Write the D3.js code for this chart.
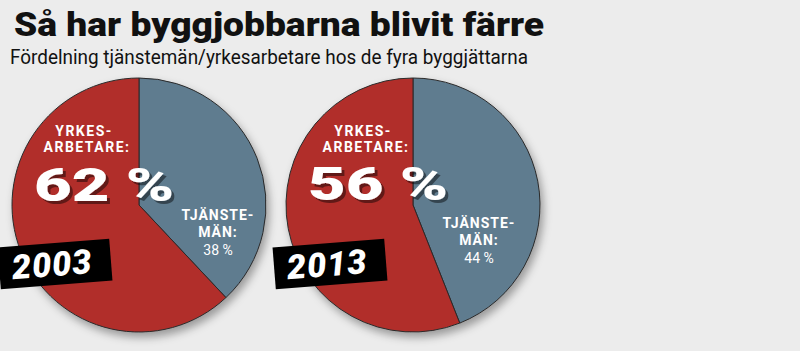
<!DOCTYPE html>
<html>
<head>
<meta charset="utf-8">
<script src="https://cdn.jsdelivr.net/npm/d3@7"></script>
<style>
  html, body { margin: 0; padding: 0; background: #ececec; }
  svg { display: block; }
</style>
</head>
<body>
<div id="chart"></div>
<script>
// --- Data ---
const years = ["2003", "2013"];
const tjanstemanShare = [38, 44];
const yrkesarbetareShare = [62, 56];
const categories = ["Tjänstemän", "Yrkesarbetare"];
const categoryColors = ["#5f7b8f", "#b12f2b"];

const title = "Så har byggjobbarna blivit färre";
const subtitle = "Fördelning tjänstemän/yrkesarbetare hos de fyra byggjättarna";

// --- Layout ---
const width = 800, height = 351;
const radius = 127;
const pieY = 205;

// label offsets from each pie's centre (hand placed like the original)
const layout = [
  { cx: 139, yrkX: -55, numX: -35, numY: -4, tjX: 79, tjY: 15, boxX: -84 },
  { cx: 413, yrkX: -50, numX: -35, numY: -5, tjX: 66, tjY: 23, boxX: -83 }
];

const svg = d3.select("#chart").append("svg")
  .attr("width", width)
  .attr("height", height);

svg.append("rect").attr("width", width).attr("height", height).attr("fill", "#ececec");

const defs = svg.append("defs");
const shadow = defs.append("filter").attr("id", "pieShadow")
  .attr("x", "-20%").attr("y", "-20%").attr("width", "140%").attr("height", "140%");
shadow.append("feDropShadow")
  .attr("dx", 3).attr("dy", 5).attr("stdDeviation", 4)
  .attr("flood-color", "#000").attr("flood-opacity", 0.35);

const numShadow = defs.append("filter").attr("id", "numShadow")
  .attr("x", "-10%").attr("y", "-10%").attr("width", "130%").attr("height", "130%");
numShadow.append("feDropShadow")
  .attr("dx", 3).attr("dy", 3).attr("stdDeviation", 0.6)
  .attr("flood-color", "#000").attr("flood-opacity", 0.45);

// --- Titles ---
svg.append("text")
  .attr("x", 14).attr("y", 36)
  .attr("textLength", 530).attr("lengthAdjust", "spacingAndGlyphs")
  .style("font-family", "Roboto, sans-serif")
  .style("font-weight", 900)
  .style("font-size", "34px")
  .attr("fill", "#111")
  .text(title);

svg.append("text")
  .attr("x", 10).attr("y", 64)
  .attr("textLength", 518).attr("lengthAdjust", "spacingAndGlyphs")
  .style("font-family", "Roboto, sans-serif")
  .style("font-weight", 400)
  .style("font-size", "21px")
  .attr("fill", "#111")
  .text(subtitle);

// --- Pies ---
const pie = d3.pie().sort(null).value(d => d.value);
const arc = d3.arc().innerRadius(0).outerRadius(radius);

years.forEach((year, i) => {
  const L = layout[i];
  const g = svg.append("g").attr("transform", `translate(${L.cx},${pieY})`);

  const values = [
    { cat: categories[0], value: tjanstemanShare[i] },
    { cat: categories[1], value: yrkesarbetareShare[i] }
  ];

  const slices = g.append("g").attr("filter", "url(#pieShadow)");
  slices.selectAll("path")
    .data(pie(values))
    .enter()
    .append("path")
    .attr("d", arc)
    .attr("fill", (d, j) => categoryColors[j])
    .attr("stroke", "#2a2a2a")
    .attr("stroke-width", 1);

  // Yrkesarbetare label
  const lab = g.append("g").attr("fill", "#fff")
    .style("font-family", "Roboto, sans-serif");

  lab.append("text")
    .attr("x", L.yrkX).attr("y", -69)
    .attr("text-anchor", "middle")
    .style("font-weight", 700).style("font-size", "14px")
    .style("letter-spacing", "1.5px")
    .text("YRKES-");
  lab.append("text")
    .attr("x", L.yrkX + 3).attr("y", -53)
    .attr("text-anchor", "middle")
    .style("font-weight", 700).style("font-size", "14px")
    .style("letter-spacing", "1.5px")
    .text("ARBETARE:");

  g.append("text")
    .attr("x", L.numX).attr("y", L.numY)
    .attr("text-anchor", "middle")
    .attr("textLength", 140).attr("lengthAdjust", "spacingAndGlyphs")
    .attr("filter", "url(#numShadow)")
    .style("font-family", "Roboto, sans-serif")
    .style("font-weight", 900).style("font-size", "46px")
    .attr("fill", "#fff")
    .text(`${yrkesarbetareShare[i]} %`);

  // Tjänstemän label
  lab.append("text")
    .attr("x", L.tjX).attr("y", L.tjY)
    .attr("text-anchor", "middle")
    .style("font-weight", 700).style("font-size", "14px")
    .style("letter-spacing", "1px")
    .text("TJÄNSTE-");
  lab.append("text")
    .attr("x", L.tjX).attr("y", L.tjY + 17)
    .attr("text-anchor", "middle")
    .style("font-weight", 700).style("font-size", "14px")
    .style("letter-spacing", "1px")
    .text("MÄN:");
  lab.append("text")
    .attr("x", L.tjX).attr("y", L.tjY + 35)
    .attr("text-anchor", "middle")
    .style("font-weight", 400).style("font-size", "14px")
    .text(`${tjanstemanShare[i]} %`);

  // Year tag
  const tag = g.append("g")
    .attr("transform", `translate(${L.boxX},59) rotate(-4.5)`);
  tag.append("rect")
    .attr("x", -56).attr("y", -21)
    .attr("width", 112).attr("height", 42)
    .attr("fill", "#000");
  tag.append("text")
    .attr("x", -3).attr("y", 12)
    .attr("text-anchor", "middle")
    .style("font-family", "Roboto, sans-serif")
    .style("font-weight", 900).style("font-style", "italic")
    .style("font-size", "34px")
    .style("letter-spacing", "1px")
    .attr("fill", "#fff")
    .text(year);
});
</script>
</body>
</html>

○ ○ ○ ○

--- Exercise ---
Copy every line of the listing that includes the string "chart".

--- Task response ---
Write the D3.js code for this chart.
<div id="chart"></div>
const svg = d3.select("#chart").append("svg")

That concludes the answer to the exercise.